---------- Given information ----------
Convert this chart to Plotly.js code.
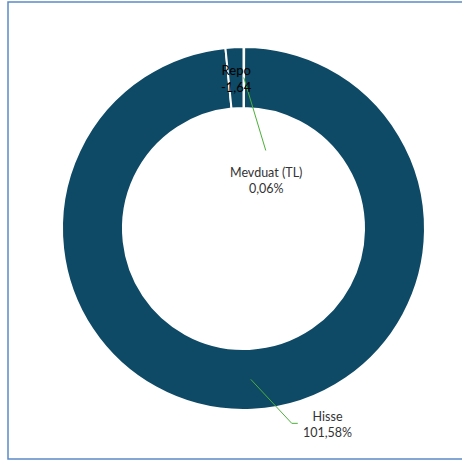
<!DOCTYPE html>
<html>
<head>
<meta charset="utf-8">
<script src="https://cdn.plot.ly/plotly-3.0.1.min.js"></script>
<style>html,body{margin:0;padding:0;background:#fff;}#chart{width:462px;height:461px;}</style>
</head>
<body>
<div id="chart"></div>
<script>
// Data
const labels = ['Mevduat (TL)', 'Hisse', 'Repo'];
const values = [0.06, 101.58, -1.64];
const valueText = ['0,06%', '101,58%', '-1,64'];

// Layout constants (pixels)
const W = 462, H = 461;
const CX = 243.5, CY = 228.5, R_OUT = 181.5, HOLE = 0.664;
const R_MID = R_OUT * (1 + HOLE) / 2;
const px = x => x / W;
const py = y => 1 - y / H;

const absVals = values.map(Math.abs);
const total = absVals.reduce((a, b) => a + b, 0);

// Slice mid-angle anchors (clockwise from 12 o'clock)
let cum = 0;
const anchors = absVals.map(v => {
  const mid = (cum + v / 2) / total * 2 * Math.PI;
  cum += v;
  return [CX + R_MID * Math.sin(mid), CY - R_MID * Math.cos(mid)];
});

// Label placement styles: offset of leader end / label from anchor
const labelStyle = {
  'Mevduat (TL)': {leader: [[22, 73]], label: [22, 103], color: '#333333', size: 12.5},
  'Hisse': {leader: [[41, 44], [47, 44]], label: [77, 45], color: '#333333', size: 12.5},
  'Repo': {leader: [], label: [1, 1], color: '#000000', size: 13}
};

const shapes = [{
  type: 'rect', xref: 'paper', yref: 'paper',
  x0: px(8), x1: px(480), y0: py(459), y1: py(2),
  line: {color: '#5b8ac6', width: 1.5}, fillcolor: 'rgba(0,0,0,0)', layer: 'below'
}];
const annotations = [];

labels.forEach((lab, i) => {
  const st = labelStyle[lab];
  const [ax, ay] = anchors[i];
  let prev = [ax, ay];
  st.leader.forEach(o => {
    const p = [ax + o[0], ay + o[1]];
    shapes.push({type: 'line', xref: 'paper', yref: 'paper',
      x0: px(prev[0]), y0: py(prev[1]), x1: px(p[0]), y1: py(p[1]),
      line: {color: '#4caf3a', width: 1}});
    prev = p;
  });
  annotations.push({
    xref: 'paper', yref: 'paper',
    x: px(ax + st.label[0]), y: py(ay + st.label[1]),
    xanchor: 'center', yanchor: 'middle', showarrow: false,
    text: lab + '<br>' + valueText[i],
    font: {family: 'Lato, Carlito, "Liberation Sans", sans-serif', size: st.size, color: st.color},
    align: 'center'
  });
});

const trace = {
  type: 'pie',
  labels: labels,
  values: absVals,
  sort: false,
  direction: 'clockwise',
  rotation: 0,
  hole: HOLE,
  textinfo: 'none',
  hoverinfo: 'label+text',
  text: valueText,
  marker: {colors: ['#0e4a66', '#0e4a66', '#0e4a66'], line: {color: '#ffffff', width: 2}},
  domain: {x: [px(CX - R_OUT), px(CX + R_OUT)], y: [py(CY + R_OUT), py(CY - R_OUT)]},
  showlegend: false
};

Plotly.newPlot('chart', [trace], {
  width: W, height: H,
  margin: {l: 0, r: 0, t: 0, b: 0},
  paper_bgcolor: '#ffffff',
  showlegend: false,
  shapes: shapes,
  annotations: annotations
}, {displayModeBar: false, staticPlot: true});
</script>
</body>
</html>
----------
§ **Challenge**
Without any pictures, reproduce the lines from the first one in the material through the line that has "const valueText = ['0,06%', '101,58%', '-1,64'];", exactly as they appear.

§ **Exercise solution**
Convert this chart to Plotly.js code.
<!DOCTYPE html>
<html>
<head>
<meta charset="utf-8">
<script src="https://cdn.plot.ly/plotly-3.0.1.min.js"></script>
<style>html,body{margin:0;padding:0;background:#fff;}#chart{width:462px;height:461px;}</style>
</head>
<body>
<div id="chart"></div>
<script>
// Data
const labels = ['Mevduat (TL)', 'Hisse', 'Repo'];
const values = [0.06, 101.58, -1.64];
const valueText = ['0,06%', '101,58%', '-1,64'];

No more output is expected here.